Two observations stand out. First, most analysts, trained in random walk theory, efficient frontiers and various fundamentally-driven pricing models, remain completely unaware of the degree to which algorithms impact prices on a daily basis and, even, moment to moment.
The other observation is the scary one. There are only so many data points in the universe. If we’re all studying the same data, then we will all likely come to similar conclusions regarding pricing and, thus, seek to buy and sell at similar times. In other words, those following the important indicators constitute a crowd which could have great difficulties squeezing through the doors when (not “if”) the theater catches fire.

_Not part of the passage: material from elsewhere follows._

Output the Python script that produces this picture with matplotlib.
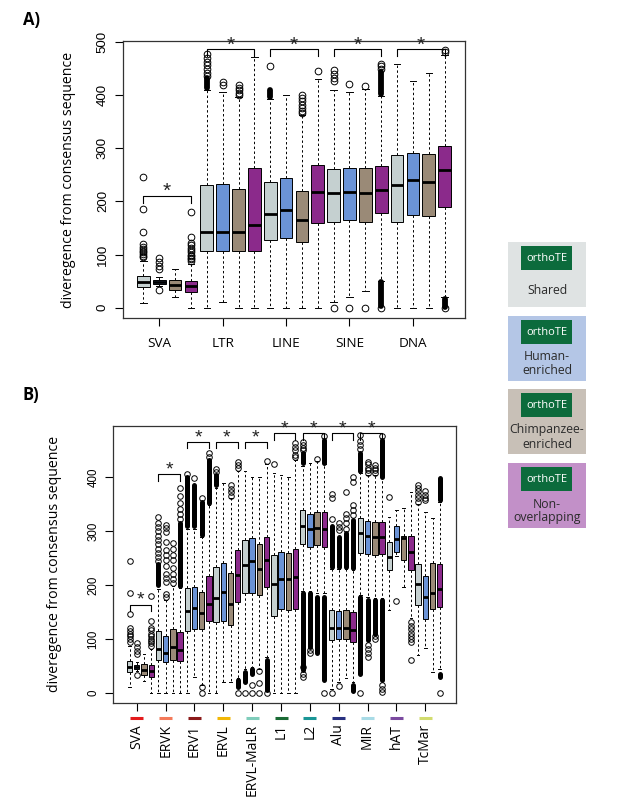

We saw this play out on Black Monday in 1987. We saw it again in 1998 when LTCM melted down. We saw it after the internet bubble popped in 2000-2003, and again in 2007-2009 when mortgages blew up.
More recently, we saw it happen in 2011, when our analog played out (despite very heavy central bank influence.) It almost occurred with Brexit and the US elections, but was successfully beaten back. What about the next time?
We can’t know exactly when or what the next catalyst will be. But, it’s safe to say there will be one. With CAPE edging back above all but its 2000 highs, it could be a doozy. In fact, if everyone is crowded into the same trade, betting on the same outcome, it increases the odds of it being truly devastating.